Match officials at the 2026 World Cup will wear head-mounted cameras, marking a first for the tournament.
FIFA has confirmed that referee body cameras will be used at the 2026 World Cup, with the footage captured from the official’s own viewpoint and enhanced by real-time stabilisation software to reduce blur caused by movement. The technology is designed to give broadcasters and audiences angles never previously available during the competition, while also helping FIFA review how key decisions were made.

The cameras are attached to the referee’s communication system and form part of a wider officiating push at what will be the biggest World Cup ever staged. The 2026 tournament, hosted across the United States, Canada and Mexico, will feature 48 teams and 104 matches, with the competition running from 11 June to 19 July 2026.
The footage will not necessarily be shown live throughout full matches, but it is expected to feature at selected points in broadcasts, replays and post-match analysis during tournament coverage.
Pierluigi Collina, chairman of FIFA’s Referees Committee, said the idea is to give audiences “a new experience, in terms of images taken from a perspective, from an angle of vision which was never offered before.”
FIFA has also made clear that the cameras are not just being introduced for television. They are also intended to help evaluate and improve officiating.
As Collina explained: “Having the possibility to see what the referee sees is important iin the debriefing, to evaluate how the call was made by the referee, which was his view.”
That should allow referee coaches and match officials to review decisions with a clearer understanding of exactly what the referee could see at the time, instead of relying only on standard broadcast angles. FIFA has described that referee-view footage as a useful training and assessment tool as well as a broadcast innovation.

The concept has already been tested in professional football. MLS was one of the earliest leagues to experiment with referee cameras, using the technology at its 2013 All-Star Game.
In England, Jarred Gillett became the first Premier League official to wear one during a competitive top-flight fixture in May 2024, when Crystal Palace faced Manchester United. The footage from that match was approved for educational and documentary use rather than live broadcast.
FIFA then expanded the trials during the 2025 Club World Cup, where referee body cameras were used throughout the tournament, before moving ahead with their introduction at the 2026 World Cup.

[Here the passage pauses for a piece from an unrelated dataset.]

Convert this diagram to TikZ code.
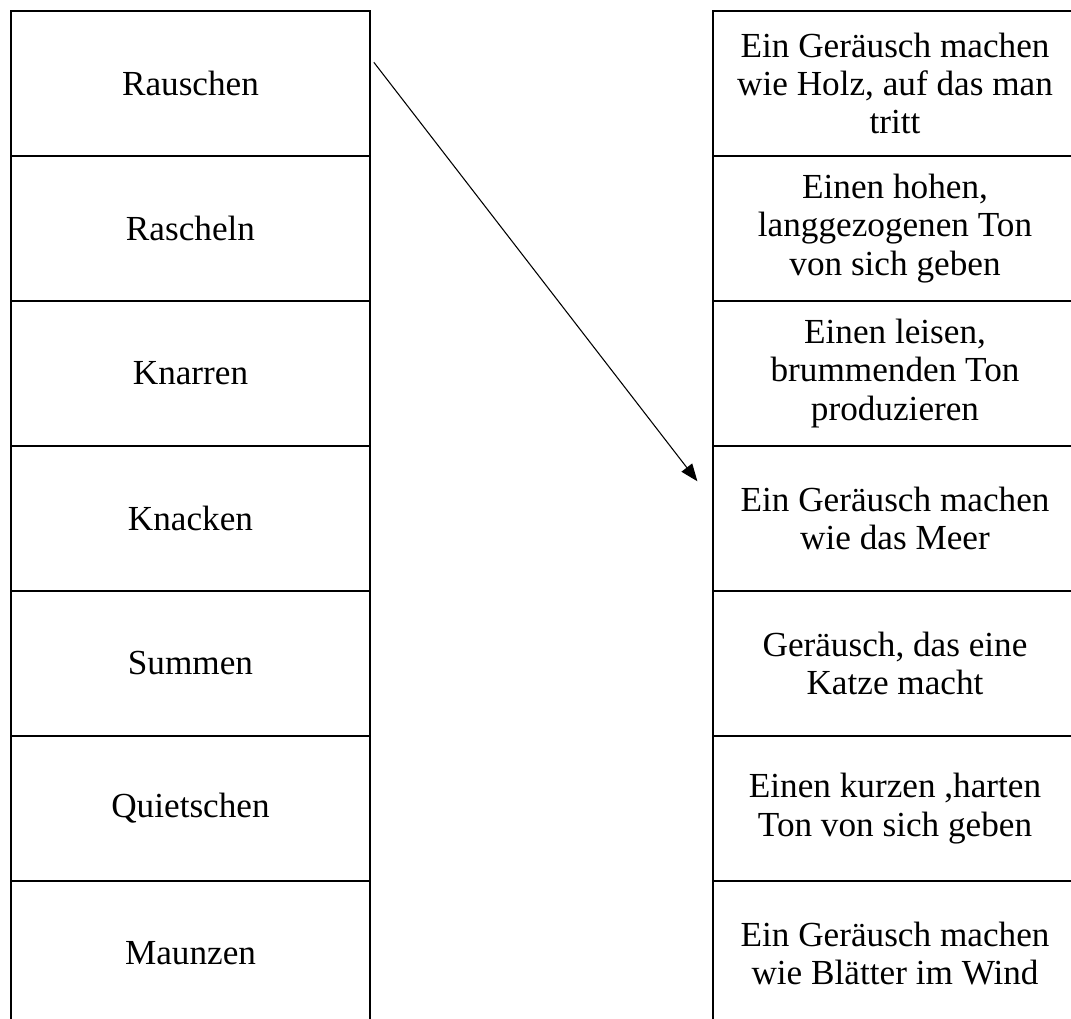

The body-camera rollout also reflects a wider change in football’s Laws of the Game. Under the 2026/27 law updates approved by IFAB, competitions now have the option to allow referees to wear chest- or head-mounted cameras, provided the competition organiser supplies the equipment and controls the use of the footage.
FIFA has already announced the officials for the tournament, selecting 52 referees, 88 assistant referees and 30 video match officials from 50 member associations. The governing body says the use of new technology, including referee cameras, is part of its attempt to prepare officials for the demands of a tournament that will stretch across the largest geographic footprint in World Cup history.

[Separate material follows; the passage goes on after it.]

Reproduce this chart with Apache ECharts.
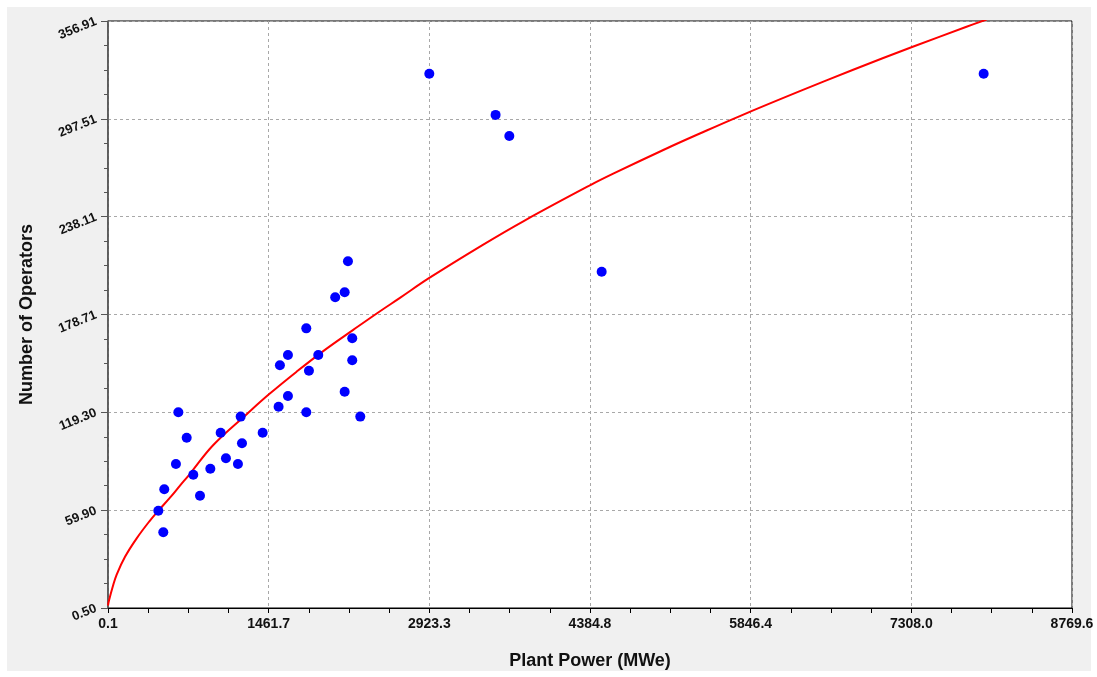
<!DOCTYPE html>
<html>
<head>
<meta charset="utf-8">
<script src="https://cdn.jsdelivr.net/npm/echarts@6/dist/echarts.min.js"></script>
<style>
html,body{margin:0;padding:0;background:#fff;}
#chart{width:1097px;height:677px;}
</style>
</head>
<body>
<div id="chart"></div>
<script>
// Tick labels
const xTickLabels = ['0.1','1461.7','2923.3','4384.8','5846.4','7308.0','8769.6'];
const yTickLabels = ['0.50','59.90','119.30','178.71','238.11','297.51','356.91'];

// Observed data points: [Plant Power (MWe), Number of Operators]
const operatorPoints = [
  [458,59.6],[503,46.5],[512,72.6],[618,87.9],[640,119.3],[716,103.9],[776,81.4],
  [837,68.7],[931,85.1],[1025,106.9],[1073,91.4],[1182,87.9],[1207,116.7],[1219,100.5],
  [1407,106.9],[1552,122.7],[1564,147.9],[1637,129.2],[1637,154.1],[1804,170.3],
  [1804,119.3],[1828,144.6],[1913,154.1],[2067,189.2],[2153,192.2],[2183,211.0],
  [2153,131.8],[2222,164.3],[2222,150.9],[2295,116.7],[2923,324.9],[3526,299.9],
  [3651,287.1],[4491,204.7],[7966,324.9]
];

// Fitted trend curve
const trendCurve = [
  [0.1,2.0],[9,5.0],[43,13.4],[79,20.8],[155,31.6],[261,42.8],[382,53.6],[458,59.6],
  [564,67.5],[655,74.8],[746,82.0],[958,99.5],[1262,118.2],[1467,130.4],[1716,144.0],
  [1958,156.5],[2231,169.4],[2468,180.4],[2656,188.8],[2923,200.9],[3410,221.0],
  [3786,235.6],[4389,257.3],[4596,264.2],[5081,279.5],[5384,288.6],[5748,299.2],
  [6294,314.3],[6779,327.3],[7315,341.1],[7810,353.4],[7992,357.8]
];

const xMin = 0.1, xMax = 8769.6, xInterval = (xMax - xMin) / 6;
const yMin = 0.5, yMax = 356.91, yInterval = (yMax - yMin) / 6;

const chart = echarts.init(document.getElementById('chart'), null, {renderer:'canvas'});
const gridLine = {show:true, lineStyle:{color:'#a8a8a8', type:[3,3], width:1}};
const labelFont = {fontFamily:'Liberation Sans, Arial, sans-serif', fontWeight:'bold', color:'#111'};

chart.setOption({
  backgroundColor:'#ffffff',
  animation:false,
  graphic:[{
    type:'rect', z:-10, silent:true,
    shape:{x:7, y:7, width:1084, height:664},
    style:{fill:'#f0f0f0'}
  }],
  grid:{left:108, top:21, right:25, bottom:69, show:true, backgroundColor:'#ffffff', borderColor:'#000', borderWidth:1},
  xAxis:{
    type:'value', min:xMin, max:xMax, interval:xInterval,
    name:'Plant Power (MWe)', nameLocation:'middle', nameGap:44,
    nameTextStyle:{fontFamily:'Liberation Sans, Arial, sans-serif', fontWeight:'bold', fontSize:18, color:'#111'},
    axisLine:{show:true, onZero:false, lineStyle:{color:'#000', width:1}},
    axisTick:{show:true, length:5, lineStyle:{color:'#000'}},
    minorTick:{show:true, splitNumber:4, length:5, lineStyle:{color:'#000'}},
    axisLabel:Object.assign({fontSize:14, margin:9, showMinLabel:true, showMaxLabel:true,
      formatter:function(v){ return xTickLabels[Math.round((v - xMin) / xInterval)] || ''; }}, labelFont),
    splitLine:gridLine
  },
  yAxis:{
    type:'value', min:yMin, max:yMax, interval:yInterval,
    name:'Number of Operators', nameLocation:'middle', nameGap:72,
    nameTextStyle:{fontFamily:'Liberation Sans, Arial, sans-serif', fontWeight:'bold', fontSize:18, color:'#111'},
    axisLine:{show:true, onZero:false, lineStyle:{color:'#555', width:1.5}},
    axisTick:{show:true, length:7, lineStyle:{color:'#555'}},
    minorTick:{show:true, splitNumber:4, length:4, lineStyle:{color:'#555'}},
    axisLabel:Object.assign({fontSize:13, margin:12, rotate:22, showMinLabel:true, showMaxLabel:true,
      formatter:function(v){ return yTickLabels[Math.round((v - yMin) / yInterval)] || ''; }}, labelFont),
    splitLine:gridLine
  },
  series:[
    {
      type:'line', data:trendCurve, showSymbol:false, smooth:0.4, clip:true,
      lineStyle:{color:'#ff0000', width:2}, z:2
    },
    {
      type:'scatter', data:operatorPoints, symbol:'circle', symbolSize:10,
      itemStyle:{color:'#0000ff', opacity:1}, z:3
    }
  ]
});
</script>
</body>
</html>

New rules for the FIFA World Cup 2026
The upcoming competition will also feature several law changes and tournament-specific adjustments aimed at reducing time-wasting, improving player behaviour and keeping matches moving. Some of them are likely to divide opinion.
Players being substituted must now leave the field within 10 seconds using the nearest point on the boundary line unless directed otherwise by the referee. If they fail to do so, the incoming substitute can be held back until the next stoppage, meaning their team may have to continue temporarily with 10 players. The measure is part of IFAB’s time-limited substitution protocol.
There will also be a new countdown for delayed restarts from throw-ins and goal kicks. Referees can begin a visible five-second countdown if they believe a player is wasting time. For throw-ins, failure to restart in time will mean possession goes to the opposition. For goal kicks, the restart is switched to a corner kick for the other team.
Another important change concerns VAR. For the 2026/27 Laws, video review has been widened to cover a clearly incorrect corner-kick award if the mistake can be identified from broadcast footage before play restarts. VAR protocol has also been clarified so that a clearly incorrect second yellow card leading to a red can be reviewed, along with situations where the wrong player has been cautioned or sent off. IFAB has separately clarified that VAR can intervene for clear attacking-team offences before the ball is in play at a corner or free kick if they directly affect a goal, penalty decision or disciplinary sanction.
One of the more controversial additions is an optional law aimed at tackling discriminatory abuse. Competitions can now adopt a rule allowing a player to be sent off for deliberately covering their mouth with a hand, arm or shirt to stop racist or other discriminatory language being detected. IFAB says the purpose is to create a stronger deterrent rather than rely only on post-match disciplinary action.
Not every widely discussed proposal has become a blanket automatic red-card offence, however. Some measures remain competition options or depend on how FIFA applies the updated Laws within its own regulations. In practice, that means the exact disciplinary consequences for protest actions or mass walk-offs will depend on the final tournament rules and how referees interpret the conduct under existing laws on dissent, unsporting behaviour and abandonment.
There is also a separate World Cup 2026 disciplinary tweak affecting suspensions. FIFA decided that single yellow cards in the final competition will be wiped after the group stage and then again after the quarter-finals, a move intended to stop players missing the latter stages of the tournament because of accumulated cautions.